An iconic figure among black American composers who worked in the classical field, Walker excelled marvelously in difficult times for men such as he. He was a native of Washington, DC, the son of a Jamaican immigrant. The first African-American composer to win the Pulitzer Prize for Music, he was educated at some of the most prestigious American schools: Oberlin, Eastman, Curtis, and the American Conservatory, Fontainebleau. Winner of Fulbright, Guggenheim, MacDowell, Whitney, and Rockefeller fellowships, he received commissions from outstanding orchestras, including the Boston Symphony Orchestra and the New York Philharmonic. An accomplished pianist, he gave his debut recital at New York’s Town Hall, and performed Rachmaninoff’s 3rd Piano Concerto with the Philadelphia Orchestra two weeks later—an auspicious beginning of a performing career. Later, he toured Europe extensively. After receiving the first doctorate given to an African-American from the Eastman school, he taught at several universities, including the University of Colorado at Boulder. Honored, respected, and admired, he lived a long life, dying in 2018 at the age of ninety-six.

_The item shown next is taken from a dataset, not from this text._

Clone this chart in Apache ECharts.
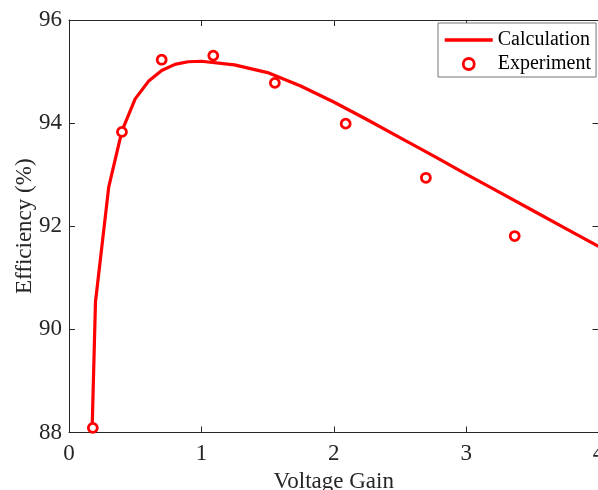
<!DOCTYPE html>
<html>
<head>
<meta charset="utf-8">
<script src="https://cdn.jsdelivr.net/npm/echarts@6/dist/echarts.min.js"></script>
<style>html,body{margin:0;padding:0;background:#fff;}#c{width:598px;height:490px;}</style>
</head>
<body>
<div id="c"></div>
<script>
const calcX = [0.175, 0.2, 0.3, 0.4, 0.5, 0.6, 0.7, 0.8, 0.9, 1.0, 1.25, 1.5, 1.75, 2.0, 2.25, 2.5, 2.75, 3.0, 3.25, 3.5, 3.75, 4.0];
const calcY = [88.1, 90.53, 92.76, 93.85, 94.47, 94.81, 95.02, 95.14, 95.19, 95.2, 95.13, 94.98, 94.72, 94.41, 94.07, 93.72, 93.37, 93.01, 92.66, 92.31, 91.96, 91.61];
const expX = [0.18, 0.4, 0.7, 1.09, 1.555, 2.09, 2.696, 3.367];
const expY = [88.09, 93.83, 95.23, 95.31, 94.78, 93.99, 92.94, 91.81];
const xTicks = [0, 1, 2, 3, 4];
const yTicks = [88, 90, 92, 94, 96];
const seriesNames = ['Calculation', 'Experiment'];

const font = 'Liberation Serif';
const axisCol = '#262626';
const chart = echarts.init(document.getElementById('c'), null, {renderer: 'canvas'});
const baseAxis = {
  axisLine: {show: true, onZero: false, lineStyle: {color: axisCol, width: 1}},
  axisTick: {show: true, inside: true, length: 6, lineStyle: {color: axisCol, width: 1}},
  splitLine: {show: false}
};
chart.setOption({
  animation: false,
  backgroundColor: '#ffffff',
  grid: {left: 69, top: 20, width: 529.5, height: 412.5, containLabel: false, outerBoundsMode: 'none'},
  legend: {
    orient: 'vertical', left: 438, top: 23,
    padding: [7, 5, 3, 5], borderColor: '#777', borderWidth: 1,
    backgroundColor: '#fff',
    itemWidth: 48, itemHeight: 11, itemGap: 4,
    textStyle: {fontFamily: font, fontSize: 20, color: '#000', lineHeight: 20},
    data: [
      {name: seriesNames[0], itemStyle: {color: 'rgba(0,0,0,0)', borderWidth: 0, opacity: 0},
        lineStyle: {color: '#ff0000', width: 3.5}},
      {name: seriesNames[1], icon: 'circle', itemStyle: {color: '#fff', borderColor: '#ff0000', borderWidth: 2.8}}
    ]
  },
  xAxis: [
    Object.assign({}, baseAxis, {
      type: 'value', min: 0, max: 4, interval: 1, position: 'bottom',
      name: 'Voltage Gain', nameLocation: 'middle', nameGap: 35,
      nameTextStyle: {fontFamily: font, fontSize: 23, color: axisCol},
      axisLabel: {margin: 10, fontFamily: font, fontSize: 23, color: axisCol,
        formatter: v => xTicks.includes(v) ? String(v) : ''}
    }),
    Object.assign({}, baseAxis, {
      type: 'value', min: 0, max: 4, interval: 1, position: 'top',
      axisLabel: {show: false}
    })
  ],
  yAxis: [
    Object.assign({}, baseAxis, {
      type: 'value', min: 88, max: 96, interval: 2, position: 'left',
      name: 'Efficiency (%)', nameLocation: 'middle', nameGap: 33, nameMoveOverlap: false,
      nameTextStyle: {fontFamily: font, fontSize: 23, color: axisCol},
      axisLabel: {margin: 7, fontFamily: font, fontSize: 23, color: axisCol,
        formatter: v => yTicks.includes(v) ? String(v) : ''}
    }),
    Object.assign({}, baseAxis, {
      type: 'value', min: 88, max: 96, interval: 2, position: 'right',
      axisLabel: {show: false}
    })
  ],
  series: [
    {
      name: seriesNames[0], type: 'line', xAxisIndex: 0, yAxisIndex: 0,
      data: calcX.map((x, i) => [x, calcY[i]]),
      symbol: 'none', smooth: false,
      lineStyle: {color: '#ff0000', width: 3.2},
      itemStyle: {color: '#ff0000'}
    },
    {
      name: seriesNames[1], type: 'scatter', xAxisIndex: 0, yAxisIndex: 0,
      data: expX.map((x, i) => [x, expY[i]]),
      symbol: 'circle', symbolSize: 9,
      itemStyle: {color: '#ffffff', borderColor: '#ff0000', borderWidth: 2.8, opacity: 1},
      z: 3
    }
  ]
});
</script>
</body>
</html>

His œuvre includes over ninety compositions in most of the standard genres, but like some other composers, his very first effort was a smashing success. The String Quartet no. 1 (1946) achieved immediate recognition, and remained one of the most-performed works by a black composer. Its musical nature and subsequent history bears somewhat of a similarity to Samuel Barber’s evergreen Adagio for Strings (1936) in that both works were composed by young composers, sons of physicians in well-educated families; were originally the second (slow) movements in their respective first string quartets; and both works were recognized early on as wonderfully suited to performance by a full string orchestra. In the latter version, Walker later named his movement Lyric for Strings.
The grief imbued in this work is not only in the mind of the listener, for Walker composed it with his deep feelings for his grandmother, who had passed away the previous year. He entitled the work first, Lament, before changing the title. While as a typical young post-war composer, he naturally explored a variety of musical styles, include the avant-garde fads of the time, he remained primarily a neo-romantic—like his fellow Curtis graduate, Barber. And like Barber’s famous Adagio, Walker’s work is characterized by long spun out melodic lines that weave in and out with emotional sinuousness. But, having observed that, it is pellucidly clear that this marvelous composition is completely George Walker’s.